We see the students here as well, but so far they seem to be more of a cast herd rather than having deeply drawn personalities. Nagisa is the strongest, being the keen observer (though he’s weak for busty women, like most teens – and indeed like Koro-sensei). Kaede hasn’t really said much at all (though I did love the ‘my brain is up here’ sign she held up, a wonderful translation choice, as I think the original just had her complaining about Irina’s large breasts). And Karma may be the smartest in the class, but he made far less of an impression here. The end of the volume promises that may change soon, though, and I’m hoping that this is the sort f series where everyone gets some attention paid to them. Though ‘a lot of them are only bit players so I try not to make them too unique’ doesn’t bode well.

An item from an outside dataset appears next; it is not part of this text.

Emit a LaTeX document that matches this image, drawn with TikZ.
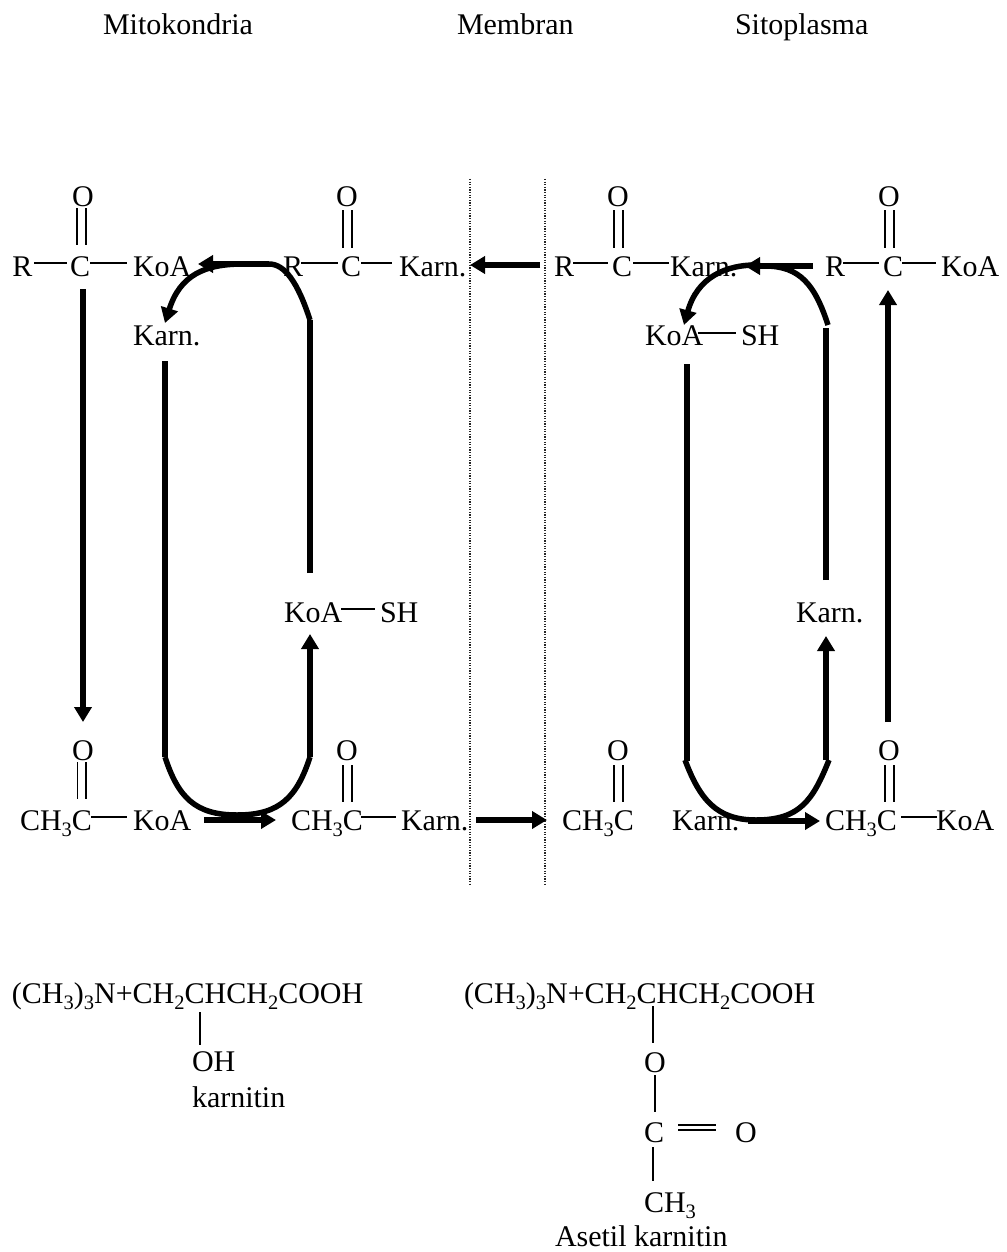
\documentclass[tikz,border=0pt]{standalone}
\usepackage{fontspec}
\setmainfont{Liberation Serif}
\usetikzlibrary{arrows.meta}
\newcommand{\subn}[1]{\raisebox{-0.2em}{\fontsize{20.5}{21}\selectfont #1}}
\newcommand{\bnd}[6]{\draw[bond] ([shift={(#2,#3)}]#1.base west) -- ([shift={(#5,#6)}]#4.base west);}
\newcommand{\thk}[6]{\draw[thick arrow] ([shift={(#2,#3)}]#1.base west) -- ([shift={(#5,#6)}]#4.base west);}
\tikzset{
  txt/.style={anchor=base west,inner sep=0pt,outer sep=0pt,font=\fontsize{30}{31}\selectfont},
  bond/.style={line width=1.3pt,black},
  heavy/.style={line width=5.5pt,black},
  thick arrow/.style={heavy,-{Triangle[length=15pt,width=17pt]}},
  membrane/.style={line width=1.1pt,dash pattern=on 1.2pt off 1.4pt,black!85}
}
\begin{document}
\begin{tikzpicture}[x=1pt,y=-1pt]
\fill[white] (0,0) rectangle (1006,1252);
\useasboundingbox (0,0) rectangle (1006,1252);
% titles
\node[txt] (t1) at (103,35) {Mitokondria};
\node[txt] (t2) at (457,35) {Membran};
\node[txt] (t3) at (735,35) {Sitoplasma};
% top row
\node[txt] (ao) at (72,207) {O};
\node[txt] (ar) at (12.5,276) {R};
\node[txt] (ac) at (70,276) {C};
\node[txt] (ak) at (133,276) {KoA};
\node[txt] (bo) at (336,207) {O};
\node[txt] (br) at (283,276) {R};
\node[txt] (bc) at (341,276) {C};
\node[txt] (bk) at (399,276) {Karn.};
\node[txt] (co) at (607,207) {O};
\node[txt] (cr) at (554,276) {R};
\node[txt] (cc) at (612,276) {C};
\node[txt] (ck) at (670,276) {Karn.};
\node[txt] (do) at (878,207) {O};
\node[txt] (dr) at (825,276) {R};
\node[txt] (dc) at (883,276) {C};
\node[txt] (dk) at (941,276) {KoA};
% second row
\node[txt] (m1) at (133,345) {Karn.};
\node[txt] (m2) at (645,345) {KoA};
\node[txt] (m3) at (741,345) {SH};
% middle row
\node[txt] (n1) at (284,622) {KoA};
\node[txt] (n2) at (380,622) {SH};
\node[txt] (n3) at (796,622) {Karn.};
% bottom row
\node[txt] (eo) at (72,760) {O};
\node[txt] (ec) at (20,830) {CH\subn{3}C};
\node[txt] (ek) at (133,830) {KoA};
\node[txt] (fo) at (336,760) {O};
\node[txt] (fc) at (291,830) {CH\subn{3}C};
\node[txt] (fk) at (401,830) {Karn.};
\node[txt] (go) at (607,760) {O};
\node[txt] (gc) at (562,830) {CH\subn{3}C};
\node[txt] (gk) at (672,830) {Karn.};
\node[txt] (ho) at (878,760) {O};
\node[txt] (hc) at (825,830) {CH\subn{3}C};
\node[txt] (hk) at (936,830) {KoA};
% structural formulas
\node[txt] (p1) at (12,1003) {(CH\subn{3})\subn{3}N+CH\subn{2}CHCH\subn{2}COOH};
\node[txt] (p2) at (192,1071) {OH};
\node[txt] (p3) at (192,1107) {karnitin};
\node[txt] (q1) at (464,1003) {(CH\subn{3})\subn{3}N+CH\subn{2}CHCH\subn{2}COOH};
\node[txt] (q2) at (644,1072) {O};
\node[txt] (q3) at (644,1142) {C};
\node[txt] (q4) at (735,1142) {O};
\node[txt] (q5) at (644,1212) {CH\subn{3}};
\node[txt] (q6) at (555,1246) {Asetil karnitin};
% membrane
\coordinate (mem1a) at (470,179); \coordinate (mem1b) at (470,886);
\coordinate (mem2a) at (545,179); \coordinate (mem2b) at (545,886);
\draw[membrane] (mem1a) -- (mem1b);
\draw[membrane] (mem2a) -- (mem2b);
% double bonds, top
\bnd{ao}{5}{1}{ac}{7}{-31} \bnd{ao}{14}{1}{ac}{16}{-31}
\bnd{bo}{7}{3}{bc}{2}{-28} \bnd{bo}{16}{3}{bc}{11}{-28}
\bnd{co}{7}{3}{cc}{2}{-28} \bnd{co}{16}{3}{cc}{11}{-28}
\bnd{do}{7}{3}{dc}{2}{-28} \bnd{do}{16}{3}{dc}{11}{-28}
% single bonds, top
\bnd{ar}{21.5}{-13}{ac}{-3}{-13} \bnd{ac}{20}{-13}{ak}{-6}{-13}
\bnd{br}{18}{-13}{bc}{-3}{-13} \bnd{bc}{20}{-13}{bk}{-7}{-13}
\bnd{cr}{19}{-13}{cc}{-4}{-13} \bnd{cc}{21}{-13}{ck}{-1}{-13}
\bnd{dr}{18}{-13}{dc}{-4}{-13} \bnd{dc}{19}{-13}{dk}{-5}{-13}
\bnd{m2}{53}{-12}{m3}{-5}{-12}
\bnd{n1}{57}{-13}{n2}{-5}{-13}
% double bonds, bottom
\bnd{eo}{5.5}{2}{ec}{57.5}{-31} \bnd{eo}{14}{2}{ec}{66}{-31}
\bnd{fo}{7}{5}{fc}{52}{-28} \bnd{fo}{16}{5}{fc}{61}{-28}
\bnd{go}{7}{5}{gc}{52}{-28} \bnd{go}{16}{5}{gc}{61}{-28}
\bnd{ho}{7}{5}{hc}{60}{-28} \bnd{ho}{16}{5}{hc}{69}{-28}
% single bonds, bottom
\bnd{ec}{71}{-13}{ek}{-6}{-13}
\bnd{fc}{70}{-13}{fk}{-5}{-13}
\bnd{hc}{76}{-13}{hk}{1}{-13}
% formula bonds
\bnd{p1}{188}{9}{p2}{8}{-26}
\bnd{q1}{189}{3}{q2}{9}{-29}
\bnd{q2}{11}{3}{q3}{11}{-30}
\bnd{q3}{34}{-17}{q4}{-19}{-17}
\bnd{q3}{34}{-12}{q4}{-19}{-12}
\bnd{q3}{9}{5}{q5}{9}{-31}
% straight heavy arrows
\thk{ac}{13}{13}{eo}{11}{-38}
\thk{fk}{75}{-10}{gc}{-15}{-10}
\thk{cr}{-14}{-11}{bk}{71}{-11}
\thk{ek}{71}{-10}{fc}{-15}{-10}
\thk{gk}{76}{-9}{hc}{-5}{-9}
\thk{ho}{10}{-38}{dc}{5}{14}
\thk{fo}{-26}{-3}{n1}{26}{12}
\thk{ho}{-52}{0}{n3}{30}{14}
% heavy strokes
\coordinate (la) at (165,361); \coordinate (lb) at (165,757);
\coordinate (lc) at (310,757); \coordinate (ld) at (310,573);
\coordinate (le) at (310,320); \coordinate (lf) at (269,264);
\coordinate (lg) at (198,264);
\coordinate (lh) at (243,264); \coordinate (li) at (165,323);
\draw[heavy] (la) -- (lb);
\draw[heavy] (ld) -- (le);
\draw[heavy] (lb) .. controls (178,797) and (195,815) .. (237,815) .. controls (280,815) and (297,797) .. (lc);
\draw[heavy] (le) .. controls (298,283) and (285,264) .. (lf) -- (225,264);
\draw[thick arrow] (lf) -- (lg);
\draw[thick arrow] (lh) .. controls (205,264) and (180,275) .. (li);
\coordinate (ra) at (687,364); \coordinate (rb) at (687,761);
\coordinate (rc) at (826,761); \coordinate (rd) at (826,580);
\coordinate (re) at (826,328); \coordinate (rf) at (828,325);
\coordinate (rg) at (813,266); \coordinate (rh) at (745,266);
\coordinate (ri) at (760,265); \coordinate (rj) at (684,325);
\draw[heavy] (ra) -- (rb);
\draw[heavy] (rd) -- (re);
\draw[heavy] (685,760) .. controls (700,800) and (717,820) .. (756,820) .. controls (800,820) and (813,800) .. (829,760);
\draw[thick arrow] (rg) -- (rh);
\draw[heavy] (rf) .. controls (815,285) and (800,266) .. (765,266);
\draw[thick arrow] (ri) .. controls (725,264) and (697,278) .. (rj);
\end{tikzpicture}
\end{document}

Overall, this is still an addictive series, even if I feel it has some issues with character. Irina is an amusing addition to the cast, and I hope we will eventually get jokes about her that don’t involve her being a femme fatale who’s really just a ditz. More to the point, the stakes are raised with the introduction of the principal, as now we really see what Koro-sensei and the class are up against. Go get this.